The Fragrance of Scuppernongs

This evening, on our wedding anniversary, my husband brings home to me a gift:  a brown paper bag full of moist, ripe Scuppernongs.  The aroma, redolent and wild, takes me back, more than 50 years, to the North Carolina home and gardens of my grandmother.  My husband sits with me on the porch at dusk and patiently listens to my memories of a time he never knew, of a place he never visited, and of a woman he never met.

My husband declares that, come spring, he will build a sturdy wooden grape arbor inside our walled garden.  It will stand alongside the southern side of our brick house, next to the kitchen.  I envision just how it will be:

Our transplanted Scuppernong cutting will remember that it descends from a centuries-old native North Carolina vine.  Over the years, our vine will flourish and blossom, proudly and generously, in the soil, sun, and rain of North Florida.

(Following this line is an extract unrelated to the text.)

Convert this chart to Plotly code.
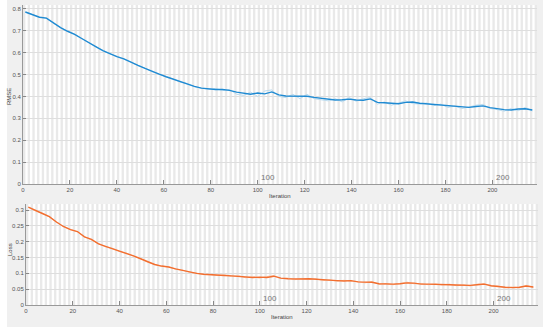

And, finally, early one fine September morning, a few years from today, our wild grapes will display the delicate, translucent hues of amber and bronze.  Then, we will gather our grandchildren under the arbor and lift them up, one by one, to pick the ripened globes. Their eyes will register surprise and delight, as they bite into the tough outer skin and taste the juicy sweetness within.

The canopy of the arbor, dense and verdant, will shelter us all and, even 50 years from now, the fragrance of Scuppernongs will linger still.